Transitioning is amazing, I discovered that I could actually like my reflection in the mirror and think “wow I look good” and realize this is this first time I feel that in my life.
So, what does all of it has to do with humanism? A lot of people in the world seem to be really pissed off by the fact that we are living as a different gender than our biological sex. They insist we live miserably as our “correct” gender instead.
Surprisingly, the hate does not only come from conservative religious people.

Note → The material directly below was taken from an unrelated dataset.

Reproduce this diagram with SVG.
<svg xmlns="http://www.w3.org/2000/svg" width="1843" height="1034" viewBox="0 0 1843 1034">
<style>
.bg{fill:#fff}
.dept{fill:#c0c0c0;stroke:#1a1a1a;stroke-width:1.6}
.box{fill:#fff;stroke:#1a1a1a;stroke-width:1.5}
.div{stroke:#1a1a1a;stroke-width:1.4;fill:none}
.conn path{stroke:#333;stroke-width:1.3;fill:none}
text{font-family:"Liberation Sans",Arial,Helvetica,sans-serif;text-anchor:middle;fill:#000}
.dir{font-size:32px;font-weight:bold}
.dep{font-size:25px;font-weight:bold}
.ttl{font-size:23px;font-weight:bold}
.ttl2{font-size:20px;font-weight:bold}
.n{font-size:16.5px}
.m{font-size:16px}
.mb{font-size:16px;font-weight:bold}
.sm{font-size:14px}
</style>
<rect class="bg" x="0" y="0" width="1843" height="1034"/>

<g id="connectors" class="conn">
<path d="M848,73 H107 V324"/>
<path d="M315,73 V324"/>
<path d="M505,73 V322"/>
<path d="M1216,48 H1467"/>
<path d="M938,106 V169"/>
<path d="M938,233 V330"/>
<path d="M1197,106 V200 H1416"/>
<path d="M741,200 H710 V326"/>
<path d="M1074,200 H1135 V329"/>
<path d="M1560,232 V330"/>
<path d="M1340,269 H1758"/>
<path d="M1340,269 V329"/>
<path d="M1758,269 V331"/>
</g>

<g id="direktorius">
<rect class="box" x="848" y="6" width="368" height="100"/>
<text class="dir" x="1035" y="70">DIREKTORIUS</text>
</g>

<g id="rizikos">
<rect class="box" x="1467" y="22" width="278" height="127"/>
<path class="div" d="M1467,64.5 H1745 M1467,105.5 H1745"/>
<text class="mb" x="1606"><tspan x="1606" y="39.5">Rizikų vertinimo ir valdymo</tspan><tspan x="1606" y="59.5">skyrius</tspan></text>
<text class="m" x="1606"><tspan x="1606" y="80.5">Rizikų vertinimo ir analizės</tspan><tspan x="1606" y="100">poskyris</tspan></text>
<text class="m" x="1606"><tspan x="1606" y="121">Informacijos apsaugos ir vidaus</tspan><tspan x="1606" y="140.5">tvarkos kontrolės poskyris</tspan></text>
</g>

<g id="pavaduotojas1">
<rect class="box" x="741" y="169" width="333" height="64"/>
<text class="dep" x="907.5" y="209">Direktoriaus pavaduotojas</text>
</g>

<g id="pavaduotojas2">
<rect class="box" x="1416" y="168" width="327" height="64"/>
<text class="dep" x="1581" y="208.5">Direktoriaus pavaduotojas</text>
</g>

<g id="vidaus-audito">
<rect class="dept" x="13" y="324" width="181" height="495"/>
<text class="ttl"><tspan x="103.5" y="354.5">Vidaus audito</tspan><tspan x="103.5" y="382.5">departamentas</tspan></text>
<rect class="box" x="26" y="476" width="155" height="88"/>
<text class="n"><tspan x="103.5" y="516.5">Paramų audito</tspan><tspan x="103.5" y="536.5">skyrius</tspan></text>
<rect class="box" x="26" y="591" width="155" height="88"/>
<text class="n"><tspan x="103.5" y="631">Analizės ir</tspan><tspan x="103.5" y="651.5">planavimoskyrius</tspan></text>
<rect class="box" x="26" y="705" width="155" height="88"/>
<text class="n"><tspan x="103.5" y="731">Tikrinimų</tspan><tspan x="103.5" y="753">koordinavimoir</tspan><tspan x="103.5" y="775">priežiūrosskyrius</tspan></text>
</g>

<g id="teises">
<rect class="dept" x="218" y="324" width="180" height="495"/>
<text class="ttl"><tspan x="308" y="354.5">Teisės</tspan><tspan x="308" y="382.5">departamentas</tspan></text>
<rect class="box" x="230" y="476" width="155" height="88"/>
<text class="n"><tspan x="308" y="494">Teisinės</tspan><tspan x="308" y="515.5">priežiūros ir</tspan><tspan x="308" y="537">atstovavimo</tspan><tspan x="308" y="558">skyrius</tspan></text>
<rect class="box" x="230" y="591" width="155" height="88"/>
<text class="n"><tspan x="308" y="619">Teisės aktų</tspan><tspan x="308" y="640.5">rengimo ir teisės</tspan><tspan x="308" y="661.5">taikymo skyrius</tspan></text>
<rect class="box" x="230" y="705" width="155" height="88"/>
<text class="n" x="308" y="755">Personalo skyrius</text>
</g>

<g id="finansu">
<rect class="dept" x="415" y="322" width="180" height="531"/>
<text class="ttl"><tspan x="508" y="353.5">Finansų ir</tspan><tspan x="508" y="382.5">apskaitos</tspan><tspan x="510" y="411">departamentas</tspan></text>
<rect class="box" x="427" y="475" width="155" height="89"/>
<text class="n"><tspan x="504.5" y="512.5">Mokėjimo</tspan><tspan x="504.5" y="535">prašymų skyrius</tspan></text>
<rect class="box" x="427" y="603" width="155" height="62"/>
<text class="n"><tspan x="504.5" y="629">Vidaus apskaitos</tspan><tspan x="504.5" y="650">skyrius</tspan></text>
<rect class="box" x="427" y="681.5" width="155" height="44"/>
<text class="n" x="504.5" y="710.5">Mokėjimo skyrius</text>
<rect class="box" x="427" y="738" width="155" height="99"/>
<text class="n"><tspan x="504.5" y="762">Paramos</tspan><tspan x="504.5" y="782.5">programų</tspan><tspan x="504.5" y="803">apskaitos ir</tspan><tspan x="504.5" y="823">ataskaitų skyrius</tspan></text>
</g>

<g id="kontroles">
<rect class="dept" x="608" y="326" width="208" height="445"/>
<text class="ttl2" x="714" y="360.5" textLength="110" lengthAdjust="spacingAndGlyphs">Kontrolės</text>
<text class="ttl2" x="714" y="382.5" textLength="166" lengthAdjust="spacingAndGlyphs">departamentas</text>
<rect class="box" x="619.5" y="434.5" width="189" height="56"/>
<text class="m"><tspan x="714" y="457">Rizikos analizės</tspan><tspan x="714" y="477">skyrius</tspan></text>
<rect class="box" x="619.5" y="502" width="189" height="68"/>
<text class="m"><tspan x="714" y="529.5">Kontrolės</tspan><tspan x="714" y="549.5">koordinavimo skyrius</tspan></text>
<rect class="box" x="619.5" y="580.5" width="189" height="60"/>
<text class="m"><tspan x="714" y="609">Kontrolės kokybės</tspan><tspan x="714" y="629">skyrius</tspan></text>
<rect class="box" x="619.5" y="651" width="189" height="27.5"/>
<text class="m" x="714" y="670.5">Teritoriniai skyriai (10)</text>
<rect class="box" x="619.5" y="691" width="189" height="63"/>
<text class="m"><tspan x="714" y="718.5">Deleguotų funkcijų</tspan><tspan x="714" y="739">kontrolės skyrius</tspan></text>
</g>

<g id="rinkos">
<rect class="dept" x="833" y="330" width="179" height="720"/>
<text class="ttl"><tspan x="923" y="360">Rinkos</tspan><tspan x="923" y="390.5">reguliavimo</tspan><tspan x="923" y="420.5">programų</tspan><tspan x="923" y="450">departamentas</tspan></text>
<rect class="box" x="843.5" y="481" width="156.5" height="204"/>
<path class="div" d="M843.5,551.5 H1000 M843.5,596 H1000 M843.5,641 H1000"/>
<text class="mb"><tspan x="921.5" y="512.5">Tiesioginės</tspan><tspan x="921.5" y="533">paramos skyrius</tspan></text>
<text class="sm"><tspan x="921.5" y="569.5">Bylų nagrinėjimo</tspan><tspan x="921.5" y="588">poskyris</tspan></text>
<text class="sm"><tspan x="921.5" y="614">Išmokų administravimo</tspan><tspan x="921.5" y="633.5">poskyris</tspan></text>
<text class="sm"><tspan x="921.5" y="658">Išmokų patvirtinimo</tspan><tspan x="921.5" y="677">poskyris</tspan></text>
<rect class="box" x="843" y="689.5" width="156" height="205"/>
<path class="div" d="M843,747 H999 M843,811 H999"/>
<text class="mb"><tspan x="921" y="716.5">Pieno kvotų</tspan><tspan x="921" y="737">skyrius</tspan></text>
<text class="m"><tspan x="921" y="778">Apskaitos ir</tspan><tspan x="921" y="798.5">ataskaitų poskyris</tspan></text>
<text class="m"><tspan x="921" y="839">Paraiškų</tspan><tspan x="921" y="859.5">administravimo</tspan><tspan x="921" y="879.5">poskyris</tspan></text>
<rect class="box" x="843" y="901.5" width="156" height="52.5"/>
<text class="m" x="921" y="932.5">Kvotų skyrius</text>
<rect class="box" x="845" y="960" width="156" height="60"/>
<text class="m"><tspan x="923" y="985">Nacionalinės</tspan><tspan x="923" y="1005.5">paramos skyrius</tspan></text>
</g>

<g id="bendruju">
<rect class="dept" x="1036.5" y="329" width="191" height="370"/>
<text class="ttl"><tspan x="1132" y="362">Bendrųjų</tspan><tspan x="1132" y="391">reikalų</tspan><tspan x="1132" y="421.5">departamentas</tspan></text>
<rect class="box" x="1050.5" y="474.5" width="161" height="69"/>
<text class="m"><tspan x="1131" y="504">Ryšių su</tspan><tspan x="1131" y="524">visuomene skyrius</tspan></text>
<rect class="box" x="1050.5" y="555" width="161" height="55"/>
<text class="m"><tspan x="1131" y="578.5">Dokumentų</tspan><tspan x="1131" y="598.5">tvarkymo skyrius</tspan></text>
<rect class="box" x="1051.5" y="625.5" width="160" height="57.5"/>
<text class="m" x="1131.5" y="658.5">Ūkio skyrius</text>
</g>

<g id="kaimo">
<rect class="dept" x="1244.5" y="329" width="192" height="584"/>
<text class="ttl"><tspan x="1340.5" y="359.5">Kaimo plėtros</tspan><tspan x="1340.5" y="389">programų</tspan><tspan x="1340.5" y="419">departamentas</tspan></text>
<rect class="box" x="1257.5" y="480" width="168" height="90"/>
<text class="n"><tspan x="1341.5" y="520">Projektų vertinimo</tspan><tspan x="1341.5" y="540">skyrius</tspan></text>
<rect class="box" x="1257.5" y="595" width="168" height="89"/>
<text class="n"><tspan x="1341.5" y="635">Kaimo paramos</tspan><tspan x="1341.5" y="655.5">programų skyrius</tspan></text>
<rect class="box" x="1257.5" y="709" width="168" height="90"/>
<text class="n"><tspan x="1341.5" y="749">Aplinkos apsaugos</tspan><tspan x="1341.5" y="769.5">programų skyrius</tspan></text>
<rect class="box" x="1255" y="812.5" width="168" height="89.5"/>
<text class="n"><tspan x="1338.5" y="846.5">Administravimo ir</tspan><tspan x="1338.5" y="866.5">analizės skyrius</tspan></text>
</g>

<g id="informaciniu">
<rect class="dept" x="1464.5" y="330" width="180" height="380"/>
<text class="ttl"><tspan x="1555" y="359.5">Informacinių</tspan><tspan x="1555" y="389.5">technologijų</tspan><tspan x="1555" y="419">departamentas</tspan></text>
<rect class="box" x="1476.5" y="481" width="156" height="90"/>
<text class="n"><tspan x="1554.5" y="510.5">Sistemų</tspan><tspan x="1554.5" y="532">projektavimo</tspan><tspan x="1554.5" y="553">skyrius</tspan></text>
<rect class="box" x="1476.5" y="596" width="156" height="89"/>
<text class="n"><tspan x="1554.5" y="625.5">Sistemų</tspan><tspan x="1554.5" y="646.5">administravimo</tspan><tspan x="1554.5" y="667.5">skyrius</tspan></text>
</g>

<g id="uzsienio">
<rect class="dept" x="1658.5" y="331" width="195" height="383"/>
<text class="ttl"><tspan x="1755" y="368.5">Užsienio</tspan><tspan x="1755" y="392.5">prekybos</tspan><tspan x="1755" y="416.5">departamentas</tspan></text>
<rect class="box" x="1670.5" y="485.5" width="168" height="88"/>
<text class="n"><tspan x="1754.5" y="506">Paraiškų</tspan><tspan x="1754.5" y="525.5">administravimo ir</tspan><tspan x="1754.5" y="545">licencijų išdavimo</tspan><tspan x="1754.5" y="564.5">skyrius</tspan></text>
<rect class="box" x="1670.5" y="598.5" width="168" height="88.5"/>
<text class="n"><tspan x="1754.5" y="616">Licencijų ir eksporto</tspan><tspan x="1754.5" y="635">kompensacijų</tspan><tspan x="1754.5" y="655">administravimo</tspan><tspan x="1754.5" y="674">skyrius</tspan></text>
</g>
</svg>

Richard Dawkins, perhaps the most well-known atheist advocate, has been pretty vocal about the fact that we should not call trans women “women”, that athlete Imane Khalif is a man [1] (which is offensive to say about a trans woman, and in fact she is not even trans at all), and even posting transphobic jokes [2]. This hurt me so much when I discovered that, after being a big fan of him and putting a citation from one of his books as the opening citation of my PhD manuscript [3].
He insists that we should not call “women” people who are not biological women because it’s denying biology. Maybe you have noticed, but people don’t use words in their day-to-day life in the same sense than biologists. When people say the word “animal” they mean a non-human animal of course, since humans are animals from a biology point of view. But we don’t hear biologists saying “hey you are using the word animal wrong, you mean non-human animal” every time someone says the word “animal” (imagine singing “just like non-human animals, non-human animals-mals” in the “Animals” song from Maroon 5).

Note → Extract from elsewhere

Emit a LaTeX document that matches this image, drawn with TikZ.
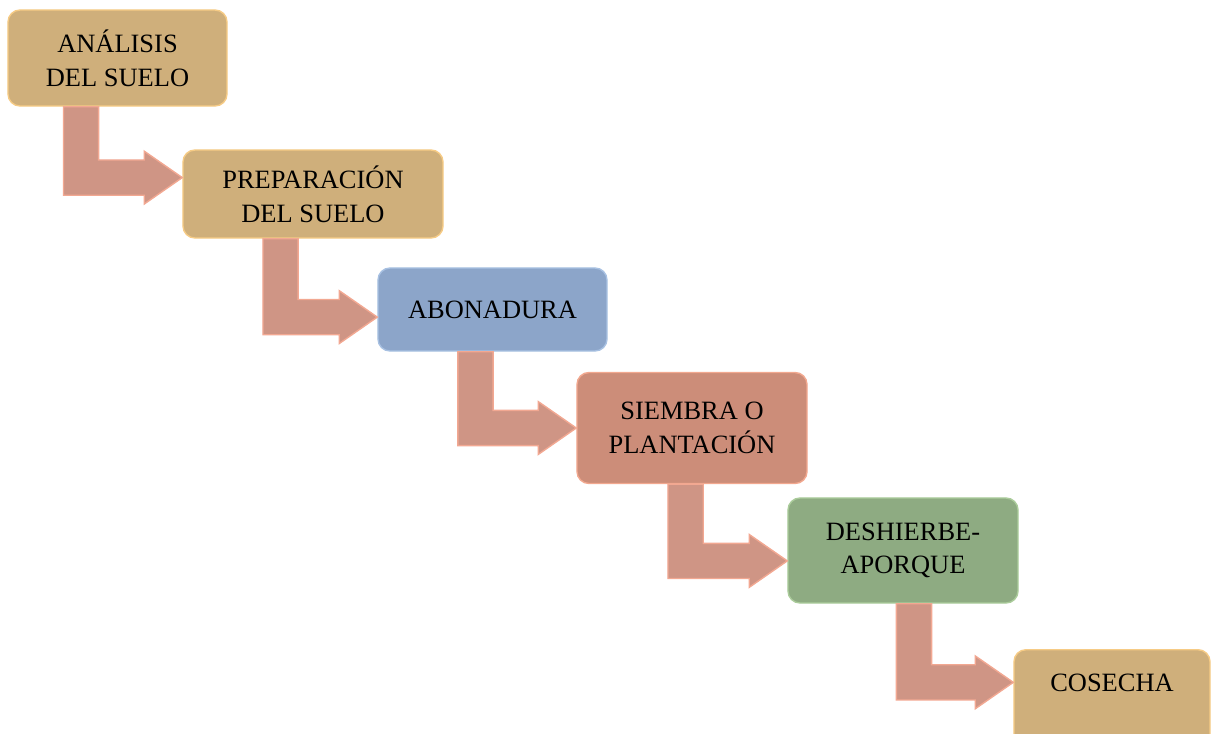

I’m a lesbian which means I’m attracted to women (and sometimes to fem-looking non-binary people). I’m not attracted to biological women, I’m attracted to women in the “woke” sense. If I meet a trans man (who is a therefore a biological woman) I won’t find him attractive at all, on the other hand I am attracted to trans women (although they are not biological women). So, in this context the word “woman” as trans people use it makes sense, not the biological one. This is one of the things we mean when we say that “trans women are women”.
In the end, whether we allow trans people to live in society as the gender they want is a matter of values. Do we believe in Freedom? Do we value trans people’s happiness? Biology does not tell us whether we should allow trans men in men’s bathrooms and trans women in women’s bathroom. Pretending otherwise is using science to say what things should be, and it doesn’t tell us that. It’s the same as biologists who were pointing at biological differences between races and using them to justify racism in the last century.
That’s the difference between being just a rational thinker and being a humanist. Interestingly, I have met people that I would consider to be humanists in “affirming congregations” of the Canadian United Church. As I see it, being among humanist people is being with people who put human happiness first before anything else, whether it is ideology, biological or vocabulary purity.